» **DATASET SECTION**:
[START]
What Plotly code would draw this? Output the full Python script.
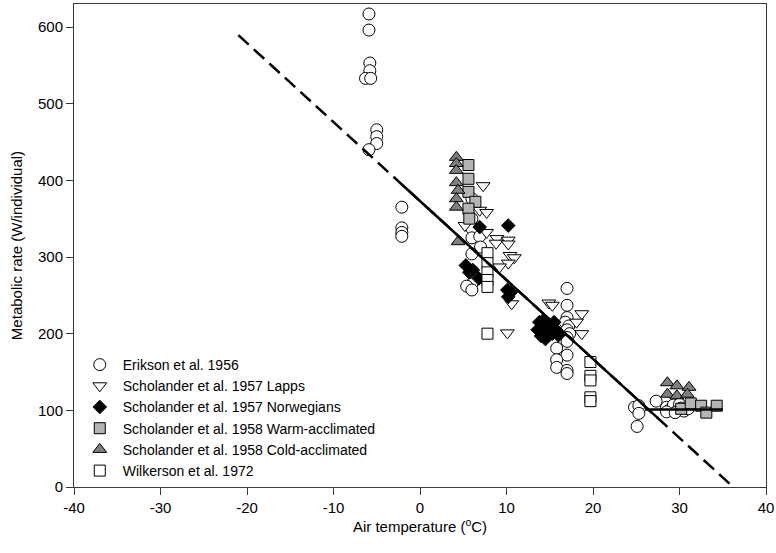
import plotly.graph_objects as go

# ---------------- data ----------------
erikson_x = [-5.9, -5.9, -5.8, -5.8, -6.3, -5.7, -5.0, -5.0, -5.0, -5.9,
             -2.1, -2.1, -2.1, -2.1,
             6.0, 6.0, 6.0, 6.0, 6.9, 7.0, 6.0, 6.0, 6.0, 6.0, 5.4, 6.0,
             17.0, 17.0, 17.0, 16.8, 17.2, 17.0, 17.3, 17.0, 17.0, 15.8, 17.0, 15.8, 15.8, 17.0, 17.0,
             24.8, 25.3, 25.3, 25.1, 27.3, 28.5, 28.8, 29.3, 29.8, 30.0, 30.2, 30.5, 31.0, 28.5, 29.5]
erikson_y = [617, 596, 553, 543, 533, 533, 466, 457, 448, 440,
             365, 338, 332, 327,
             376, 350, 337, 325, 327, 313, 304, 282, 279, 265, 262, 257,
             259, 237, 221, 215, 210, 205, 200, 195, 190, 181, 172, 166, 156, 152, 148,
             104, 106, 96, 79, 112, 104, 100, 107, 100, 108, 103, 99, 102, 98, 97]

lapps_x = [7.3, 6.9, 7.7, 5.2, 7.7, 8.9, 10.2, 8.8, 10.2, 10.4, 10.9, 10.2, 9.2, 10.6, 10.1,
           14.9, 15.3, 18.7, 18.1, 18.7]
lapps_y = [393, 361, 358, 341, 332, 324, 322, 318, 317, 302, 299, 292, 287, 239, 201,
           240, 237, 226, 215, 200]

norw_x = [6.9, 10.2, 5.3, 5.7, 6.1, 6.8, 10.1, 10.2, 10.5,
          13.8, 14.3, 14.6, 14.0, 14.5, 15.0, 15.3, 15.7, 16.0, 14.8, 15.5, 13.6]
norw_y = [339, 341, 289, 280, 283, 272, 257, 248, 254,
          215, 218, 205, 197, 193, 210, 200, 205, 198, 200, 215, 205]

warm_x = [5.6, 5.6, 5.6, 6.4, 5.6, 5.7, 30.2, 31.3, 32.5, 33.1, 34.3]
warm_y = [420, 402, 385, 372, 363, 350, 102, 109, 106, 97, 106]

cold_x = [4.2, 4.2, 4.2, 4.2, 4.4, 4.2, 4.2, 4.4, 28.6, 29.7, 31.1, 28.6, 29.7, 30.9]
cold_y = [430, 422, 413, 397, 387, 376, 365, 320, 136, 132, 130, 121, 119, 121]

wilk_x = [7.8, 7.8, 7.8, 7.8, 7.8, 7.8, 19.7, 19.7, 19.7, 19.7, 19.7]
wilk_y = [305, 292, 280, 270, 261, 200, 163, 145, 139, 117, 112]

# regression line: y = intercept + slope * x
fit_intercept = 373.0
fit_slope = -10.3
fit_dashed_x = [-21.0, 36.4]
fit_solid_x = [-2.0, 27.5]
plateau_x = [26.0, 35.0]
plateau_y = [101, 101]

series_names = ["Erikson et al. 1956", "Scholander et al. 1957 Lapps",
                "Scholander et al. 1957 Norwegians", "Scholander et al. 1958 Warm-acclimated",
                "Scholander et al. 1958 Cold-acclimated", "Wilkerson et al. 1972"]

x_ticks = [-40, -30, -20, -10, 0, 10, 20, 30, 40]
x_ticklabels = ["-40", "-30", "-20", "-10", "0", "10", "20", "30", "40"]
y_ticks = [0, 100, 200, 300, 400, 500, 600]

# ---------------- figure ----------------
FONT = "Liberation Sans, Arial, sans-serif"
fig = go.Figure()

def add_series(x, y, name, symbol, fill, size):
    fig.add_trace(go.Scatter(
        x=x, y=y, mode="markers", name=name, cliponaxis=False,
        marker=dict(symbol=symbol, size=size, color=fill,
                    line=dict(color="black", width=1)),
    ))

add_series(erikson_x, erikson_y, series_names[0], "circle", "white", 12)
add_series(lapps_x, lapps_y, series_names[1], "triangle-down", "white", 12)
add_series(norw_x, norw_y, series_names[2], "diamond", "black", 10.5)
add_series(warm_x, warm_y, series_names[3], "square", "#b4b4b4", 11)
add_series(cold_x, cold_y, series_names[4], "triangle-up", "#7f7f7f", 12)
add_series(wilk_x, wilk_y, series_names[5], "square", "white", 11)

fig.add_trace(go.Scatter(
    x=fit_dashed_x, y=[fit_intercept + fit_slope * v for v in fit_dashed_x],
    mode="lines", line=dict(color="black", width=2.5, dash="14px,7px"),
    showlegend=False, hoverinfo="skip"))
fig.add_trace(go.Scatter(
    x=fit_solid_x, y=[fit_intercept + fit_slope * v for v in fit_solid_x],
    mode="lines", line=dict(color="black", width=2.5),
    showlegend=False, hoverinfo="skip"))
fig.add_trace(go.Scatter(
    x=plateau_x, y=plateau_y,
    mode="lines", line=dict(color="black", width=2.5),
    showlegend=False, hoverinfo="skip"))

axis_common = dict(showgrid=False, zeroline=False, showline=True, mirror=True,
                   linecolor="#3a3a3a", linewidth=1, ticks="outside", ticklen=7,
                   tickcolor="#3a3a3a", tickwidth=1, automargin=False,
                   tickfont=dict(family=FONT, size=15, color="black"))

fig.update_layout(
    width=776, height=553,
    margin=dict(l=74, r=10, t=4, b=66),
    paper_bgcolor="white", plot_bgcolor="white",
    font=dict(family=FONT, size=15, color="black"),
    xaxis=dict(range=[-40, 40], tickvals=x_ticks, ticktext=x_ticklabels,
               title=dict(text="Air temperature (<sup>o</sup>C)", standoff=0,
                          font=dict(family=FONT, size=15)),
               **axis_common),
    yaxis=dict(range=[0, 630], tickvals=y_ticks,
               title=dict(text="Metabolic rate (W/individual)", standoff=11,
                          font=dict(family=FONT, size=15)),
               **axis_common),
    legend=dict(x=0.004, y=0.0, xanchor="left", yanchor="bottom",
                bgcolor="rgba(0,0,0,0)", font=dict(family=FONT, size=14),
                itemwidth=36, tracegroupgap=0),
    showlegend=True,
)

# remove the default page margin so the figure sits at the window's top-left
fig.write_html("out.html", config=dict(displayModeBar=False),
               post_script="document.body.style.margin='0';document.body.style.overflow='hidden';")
[END]
» **WHAT IS REQUIRED**: Restate the entire listing word for word, excluding pictures.

» **RESPONSE**:
What Plotly code would draw this? Output the full Python script.
import plotly.graph_objects as go

# ---------------- data ----------------
erikson_x = [-5.9, -5.9, -5.8, -5.8, -6.3, -5.7, -5.0, -5.0, -5.0, -5.9,
             -2.1, -2.1, -2.1, -2.1,
             6.0, 6.0, 6.0, 6.0, 6.9, 7.0, 6.0, 6.0, 6.0, 6.0, 5.4, 6.0,
             17.0, 17.0, 17.0, 16.8, 17.2, 17.0, 17.3, 17.0, 17.0, 15.8, 17.0, 15.8, 15.8, 17.0, 17.0,
             24.8, 25.3, 25.3, 25.1, 27.3, 28.5, 28.8, 29.3, 29.8, 30.0, 30.2, 30.5, 31.0, 28.5, 29.5]
erikson_y = [617, 596, 553, 543, 533, 533, 466, 457, 448, 440,
             365, 338, 332, 327,
             376, 350, 337, 325, 327, 313, 304, 282, 279, 265, 262, 257,
             259, 237, 221, 215, 210, 205, 200, 195, 190, 181, 172, 166, 156, 152, 148,
             104, 106, 96, 79, 112, 104, 100, 107, 100, 108, 103, 99, 102, 98, 97]

lapps_x = [7.3, 6.9, 7.7, 5.2, 7.7, 8.9, 10.2, 8.8, 10.2, 10.4, 10.9, 10.2, 9.2, 10.6, 10.1,
           14.9, 15.3, 18.7, 18.1, 18.7]
lapps_y = [393, 361, 358, 341, 332, 324, 322, 318, 317, 302, 299, 292, 287, 239, 201,
           240, 237, 226, 215, 200]

norw_x = [6.9, 10.2, 5.3, 5.7, 6.1, 6.8, 10.1, 10.2, 10.5,
          13.8, 14.3, 14.6, 14.0, 14.5, 15.0, 15.3, 15.7, 16.0, 14.8, 15.5, 13.6]
norw_y = [339, 341, 289, 280, 283, 272, 257, 248, 254,
          215, 218, 205, 197, 193, 210, 200, 205, 198, 200, 215, 205]

warm_x = [5.6, 5.6, 5.6, 6.4, 5.6, 5.7, 30.2, 31.3, 32.5, 33.1, 34.3]
warm_y = [420, 402, 385, 372, 363, 350, 102, 109, 106, 97, 106]

cold_x = [4.2, 4.2, 4.2, 4.2, 4.4, 4.2, 4.2, 4.4, 28.6, 29.7, 31.1, 28.6, 29.7, 30.9]
cold_y = [430, 422, 413, 397, 387, 376, 365, 320, 136, 132, 130, 121, 119, 121]

wilk_x = [7.8, 7.8, 7.8, 7.8, 7.8, 7.8, 19.7, 19.7, 19.7, 19.7, 19.7]
wilk_y = [305, 292, 280, 270, 261, 200, 163, 145, 139, 117, 112]

# regression line: y = intercept + slope * x
fit_intercept = 373.0
fit_slope = -10.3
fit_dashed_x = [-21.0, 36.4]
fit_solid_x = [-2.0, 27.5]
plateau_x = [26.0, 35.0]
plateau_y = [101, 101]

series_names = ["Erikson et al. 1956", "Scholander et al. 1957 Lapps",
                "Scholander et al. 1957 Norwegians", "Scholander et al. 1958 Warm-acclimated",
                "Scholander et al. 1958 Cold-acclimated", "Wilkerson et al. 1972"]

x_ticks = [-40, -30, -20, -10, 0, 10, 20, 30, 40]
x_ticklabels = ["-40", "-30", "-20", "-10", "0", "10", "20", "30", "40"]
y_ticks = [0, 100, 200, 300, 400, 500, 600]

# ---------------- figure ----------------
FONT = "Liberation Sans, Arial, sans-serif"
fig = go.Figure()

def add_series(x, y, name, symbol, fill, size):
    fig.add_trace(go.Scatter(
        x=x, y=y, mode="markers", name=name, cliponaxis=False,
        marker=dict(symbol=symbol, size=size, color=fill,
                    line=dict(color="black", width=1)),
    ))

add_series(erikson_x, erikson_y, series_names[0], "circle", "white", 12)
add_series(lapps_x, lapps_y, series_names[1], "triangle-down", "white", 12)
add_series(norw_x, norw_y, series_names[2], "diamond", "black", 10.5)
add_series(warm_x, warm_y, series_names[3], "square", "#b4b4b4", 11)
add_series(cold_x, cold_y, series_names[4], "triangle-up", "#7f7f7f", 12)
add_series(wilk_x, wilk_y, series_names[5], "square", "white", 11)

fig.add_trace(go.Scatter(
    x=fit_dashed_x, y=[fit_intercept + fit_slope * v for v in fit_dashed_x],
    mode="lines", line=dict(color="black", width=2.5, dash="14px,7px"),
    showlegend=False, hoverinfo="skip"))
fig.add_trace(go.Scatter(
    x=fit_solid_x, y=[fit_intercept + fit_slope * v for v in fit_solid_x],
    mode="lines", line=dict(color="black", width=2.5),
    showlegend=False, hoverinfo="skip"))
fig.add_trace(go.Scatter(
    x=plateau_x, y=plateau_y,
    mode="lines", line=dict(color="black", width=2.5),
    showlegend=False, hoverinfo="skip"))

axis_common = dict(showgrid=False, zeroline=False, showline=True, mirror=True,
                   linecolor="#3a3a3a", linewidth=1, ticks="outside", ticklen=7,
                   tickcolor="#3a3a3a", tickwidth=1, automargin=False,
                   tickfont=dict(family=FONT, size=15, color="black"))

fig.update_layout(
    width=776, height=553,
    margin=dict(l=74, r=10, t=4, b=66),
    paper_bgcolor="white", plot_bgcolor="white",
    font=dict(family=FONT, size=15, color="black"),
    xaxis=dict(range=[-40, 40], tickvals=x_ticks, ticktext=x_ticklabels,
               title=dict(text="Air temperature (<sup>o</sup>C)", standoff=0,
                          font=dict(family=FONT, size=15)),
               **axis_common),
    yaxis=dict(range=[0, 630], tickvals=y_ticks,
               title=dict(text="Metabolic rate (W/individual)", standoff=11,
                          font=dict(family=FONT, size=15)),
               **axis_common),
    legend=dict(x=0.004, y=0.0, xanchor="left", yanchor="bottom",
                bgcolor="rgba(0,0,0,0)", font=dict(family=FONT, size=14),
                itemwidth=36, tracegroupgap=0),
    showlegend=True,
)

# remove the default page margin so the figure sits at the window's top-left
fig.write_html("out.html", config=dict(displayModeBar=False),
               post_script="document.body.style.margin='0';document.body.style.overflow='hidden';")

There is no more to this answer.